Use centering to give yourself a little more space and perspective.”
“To do nothing is collusion.”
“Capitalism requires people to be devalued, quickly, and sharply, so we can discern who can have, who should not have. Otherwise there’s no way to capitalize off resources (natural or human).”
“Wealth comes from some place.
It’s always being moved from one place to another.
It comes from lost wages, lost time. It is coming from somewhere. It’s a result of some people having less.”
“What else are we here for? There’s nothing better that I could use the time I’ve been given for then to make whatever small contribution towards collective liberation. I can’t conceive of my liberation without yours. It’s not altruism, it’s b/c I want liberation and we’re tied together.”

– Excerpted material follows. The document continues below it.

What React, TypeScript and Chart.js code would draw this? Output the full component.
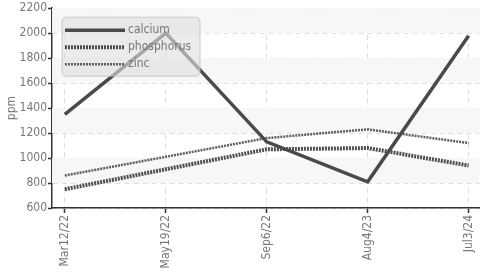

“Being sustainable equals being in love, with you, and all your foibles. If I believe you are ugly b/c of your actions, it’s what I believe about myself. If someone is judging, it’s b/c they judge themselves. It is b/c they are suffering.”
“Our sense of being included is not the greater than our burden, but we can become uplifted. Every day you can include someone else. We’ll aim to do the work of reaching into our hearts and holding people so that we can all move forward and be free.”
“Our freedom is what we need people to witness, not our shame, our guilt.”
“How can you leverage your privilege, without weaponizing it against other people (ie with shame or guilt).”
“We don’t want you to be perfect, we want you to be whole.” When you are not whole POC are often the victim of that need.